According to the U.S. Department of Agriculture (USDA), the U.S. avocado consumption has more than tripled since 2001 with about 90 percent of all avocados eaten in the U.S. coming from Mexico.
Mexican avocado exports to the U.S. are expected to reach an estimated $2.7 billion for 2024. U.S. production is concentrated in California, which accounts for around 90 percent of domestic production, according to the California Avocado Commission (CAC) BB #:145028.
Hawaii and Florida make up the rest. But California’s industry only meets a fraction of the immense demand.
“We’re just a teeny-tiny player now in the big picture,” said Mary Lu Arpaia, a subtropical horticulture extension specialist at the University of California, Riverside.
California’s avocado production peaked in the early 2000s and has fallen in both production acreage and yield since, according to the CAC.
“The cost of production here in California is very, very high,” said Arpaia. “We have resource limitations on water availability and water quality. Real estate is very expensive.”
The problem isn’t unique to avocados: U.S. agriculture production as a whole has been shrinking. The USDA reports that imports are exceeding exports for the first time in history.
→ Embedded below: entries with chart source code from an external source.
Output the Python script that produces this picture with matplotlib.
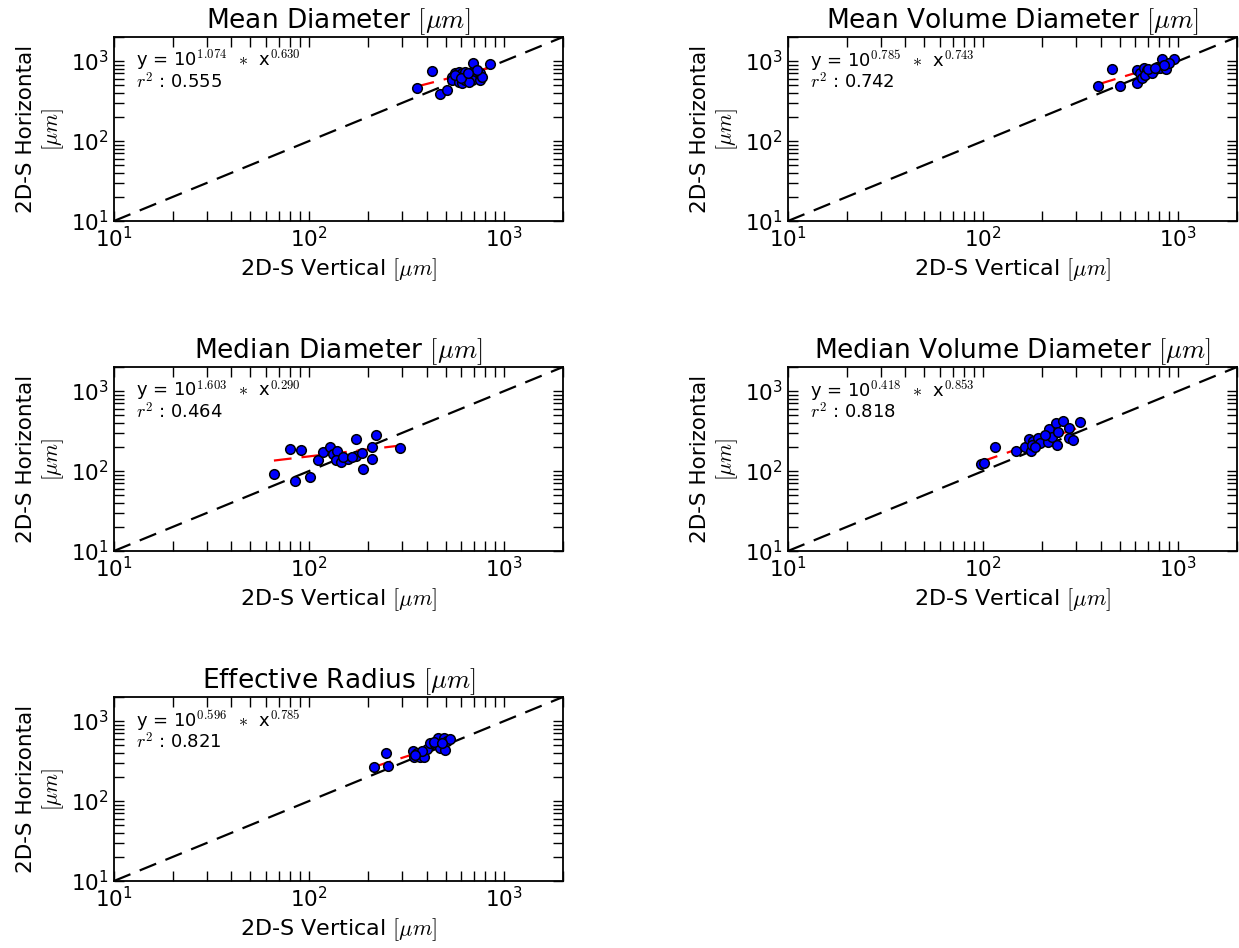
import numpy as np
import matplotlib
matplotlib.use('Agg')
import matplotlib.pyplot as plt

plt.rcParams['font.family'] = 'DejaVu Sans'
plt.rcParams['mathtext.fontset'] = 'cm'
plt.rcParams['xtick.direction'] = 'in'
plt.rcParams['ytick.direction'] = 'in'
plt.rcParams['xtick.top'] = True
plt.rcParams['ytick.right'] = True

# ---------- data (2D-S vertical vs horizontal, um)
titles = ['Mean Diameter', 'Mean Volume Diameter', 'Median Diameter',
          'Median Volume Diameter', 'Effective Radius']

mean_d_vert = [356, 426, 470, 508, 539, 561, 583, 607, 631, 656, 683, 692, 724, 753,
               539, 583, 607, 631, 683, 753, 769, 847, 561, 656, 724, 600, 650]
mean_d_horz = [456, 757, 384, 434, 637, 702, 735, 702, 735, 668, 735, 935, 668, 702,
               579, 551, 526, 579, 579, 579, 637, 917, 668, 551, 772, 620, 700]

mvd_vert = [390, 457, 505, 614, 618, 638, 664, 691, 718, 747, 651, 677, 733, 778,
            809, 825, 868, 946, 892, 848, 700, 760]
mvd_horz = [491, 787, 491, 526, 772, 702, 809, 772, 735, 772, 607, 668, 702, 849,
            809, 1050, 787, 1050, 935, 891, 800, 820]

median_d_vert = [66, 80, 91, 85, 101, 111, 118, 128, 132, 139, 137, 145, 158, 174,
                 174, 186, 188, 210, 211, 220, 293, 150, 165]
median_d_horz = [91, 188, 183, 75, 85, 137, 171, 201, 163, 179, 137, 131, 140, 155,
                 249, 166, 105, 201, 140, 282, 196, 151, 151]

mmd_vert = [97, 101, 115, 147, 164, 171, 176, 181, 190, 195, 178, 214, 218, 225,
            237, 239, 243, 258, 274, 276, 289, 314, 208, 185]
mmd_horz = [121, 127, 201, 179, 198, 249, 178, 239, 256, 226, 211, 233, 332, 268,
            394, 211, 310, 422, 342, 261, 244, 406, 282, 201]

reff_vert = [215, 248, 255, 340, 345, 357, 371, 389, 401, 418, 443, 455, 470, 489,
             499, 509, 529, 378, 435, 480, 350]
reff_horz = [264, 394, 274, 426, 358, 394, 352, 358, 443, 535, 516, 607, 455, 607,
             434, 567, 590, 426, 551, 526, 376]

# power law fit y = 10**a * x**b and r^2, as printed on each panel
fit_a = [1.074, 0.785, 1.603, 0.418, 0.596]
fit_b = [0.630, 0.743, 0.290, 0.853, 0.785]
fit_r2 = [0.555, 0.742, 0.464, 0.818, 0.821]

verts = [mean_d_vert, mvd_vert, median_d_vert, mmd_vert, reff_vert]
horzs = [mean_d_horz, mvd_horz, median_d_horz, mmd_horz, reff_horz]

lims = [10, 2000]

fig = plt.figure(figsize=(12.39, 9.48), dpi=100)

# axes positions (left col / right col, 3 rows)
lefts = [0.092, 0.636]
bottoms = [0.7669, 0.4188, 0.0707]
w, h = 0.3624, 0.1941

for i in range(5):
    ax = fig.add_axes([lefts[i % 2], bottoms[i // 2], w, h])
    x = np.array(verts[i], dtype=float)
    y = np.array(horzs[i], dtype=float)

    # 1:1 line
    ax.plot(lims, lims, 'k--', lw=1.6, dashes=(8, 4.5))
    # fit line over the data range
    xf = np.array([x.min(), x.max()])
    yf = 10 ** fit_a[i] * xf ** fit_b[i]
    ax.plot(xf, yf, 'r--', lw=1.6, dashes=(8, 4.5))
    ax.scatter(x, y, s=48, c='b', edgecolors='k', linewidths=1.1, zorder=3)

    ax.set_xscale('log')
    ax.set_yscale('log')
    ax.set_xlim(lims)
    ax.set_ylim(lims)

    ax.text(0.05, 0.84, 'y = 10$^{%.3f}$  $*$  x$^{%.3f}$' % (fit_a[i], fit_b[i]),
            transform=ax.transAxes, fontsize=13)
    ax.text(0.05, 0.72, '$r^2$ : %.3f' % fit_r2[i], transform=ax.transAxes, fontsize=13)

    ax.set_title(titles[i] + r' $[\mu m]$', fontsize=19)
    ax.set_xlabel(r'2D-S Vertical $[\mu m]$', fontsize=16)
    ax.set_ylabel('2D-S Horizontal\n' + r'$[\mu m]$', fontsize=15.5)
    ax.tick_params(which='major', labelsize=15.5, length=7, width=1)
    ax.tick_params(which='minor', length=7, width=1)
    for sp in ax.spines.values():
        sp.set_linewidth(1.3)

plt.savefig('out.png', dpi=100)
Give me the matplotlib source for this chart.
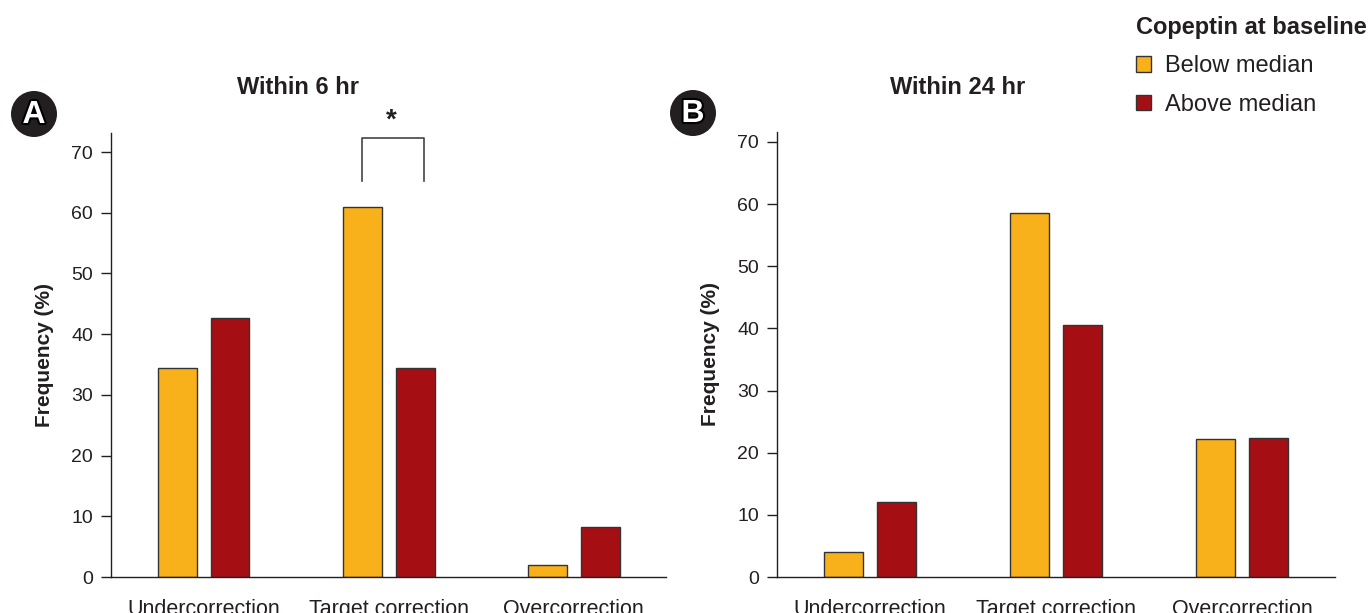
import matplotlib.pyplot as plt
import matplotlib.patheffects as pe
from matplotlib.patches import Ellipse
import numpy as np

plt.rcParams['font.family'] = ['Liberation Sans', 'DejaVu Sans']

categories = ['Undercorrection', 'Target correction', 'Overcorrection']
below_6hr = [34.4, 61.0, 1.9]
above_6hr = [42.6, 34.5, 8.2]
below_24hr = [4.0, 58.5, 22.2]
above_24hr = [12.1, 40.6, 22.4]
yticks = [0, 10, 20, 30, 40, 50, 60, 70]

YELLOW = '#F8B01B'
RED = '#A50F14'
EDGE = '#333333'
TXT = '#231F20'

W, H = 1371, 613
fig = plt.figure(figsize=(13.71, 6.13), dpi=100)
axA = fig.add_axes([0.081, 0.0587, 0.405, 0.724])
axB = fig.add_axes([0.5667, 0.0587, 0.407, 0.726])


def draw_panel(ax, below, above, ytop):
    x = np.arange(len(categories))
    w = 0.21
    ax.bar(x - 0.143, below, w, color=YELLOW, edgecolor=EDGE, linewidth=1, label='Below median')
    ax.bar(x + 0.143, above, w, color=RED, edgecolor=EDGE, linewidth=1, label='Above median')
    ax.set_xlim(-0.5, 2.5)
    ax.set_ylim(0, ytop)
    ax.set_yticks(yticks)
    ax.set_xticks(x)
    ax.set_xticklabels(categories, fontsize=15.5, color=TXT)
    ax.tick_params(axis='x', length=0, pad=16)
    ax.tick_params(axis='y', length=7, width=1, colors=TXT, labelsize=14, pad=6)
    for s in ['top', 'right']:
        ax.spines[s].set_visible(False)
    for s in ['left', 'bottom']:
        ax.spines[s].set_color(TXT)
        ax.spines[s].set_linewidth(1)
    ax.set_ylabel('Frequency (%)', fontsize=15, fontweight='bold', color=TXT, labelpad=12)


draw_panel(axA, below_6hr, above_6hr, 73.1)
draw_panel(axB, below_24hr, above_24hr, 71.6)

# panel titles (placed left of axis centre as in the original figure)
fig.text(298 / W, 1 - 88 / H, 'Within 6 hr', ha='center', va='center',
         fontsize=17, fontweight='bold', color=TXT)
fig.text(958 / W, 1 - 88 / H, 'Within 24 hr', ha='center', va='center',
         fontsize=17, fontweight='bold', color=TXT)

# significance bracket in panel A
axA.plot([1 - 0.143, 1 - 0.143, 1 + 0.19, 1 + 0.19], [65.2, 72.3, 72.3, 65.2],
         color='#444444', linewidth=1.2, clip_on=False)
axA.text(1 + 0.015, 73.0, '*', ha='center', va='bottom', fontsize=20,
         fontweight='bold', color=TXT, clip_on=False)

# panel letters
for lx, ly, letter in [(34, 114, 'A'), (693, 113, 'B')]:
    fx, fy = lx / W, 1 - ly / H
    fig.patches.append(Ellipse((fx, fy), 46 / W, 46 / H, transform=fig.transFigure,
                               facecolor='#231F20', edgecolor='none', zorder=5))
    t = fig.text(fx, fy - 1 / H, letter, ha='center', va='center', fontsize=23,
                 fontweight='bold', color='white', zorder=6)
    t.set_path_effects([pe.withStroke(linewidth=3, foreground='black')])

# legend
handles, labels = axB.get_legend_handles_labels()
leg = fig.legend(handles, labels, loc='upper left', bbox_to_anchor=(1124 / W, 1 - 4 / H),
                 title='Copeptin at baseline', frameon=False, fontsize=17,
                 title_fontproperties={'weight': 'bold', 'size': 17},
                 handlelength=0.65, handleheight=0.65, handletextpad=0.6,
                 labelspacing=0.7, borderpad=0, alignment='left')
for txt in leg.get_texts():
    txt.set_color(TXT)
leg.get_title().set_color(TXT)

fig.savefig('out.png', dpi=100)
“Mexico will almost always be an efficient, low-cost producer,” said Richard Sexton, a professor of agricultural and resource economics at the University of California, Davis.
More than 80 percent of Mexico’s avocado exports go to the U.S., and its industry is still growing. In 2022, Jalisco became the second Mexican state to meet certain requirements allowing it to trade its avocados with the U.S., opening up more opportunities for other farms and additional fruits to flood the market.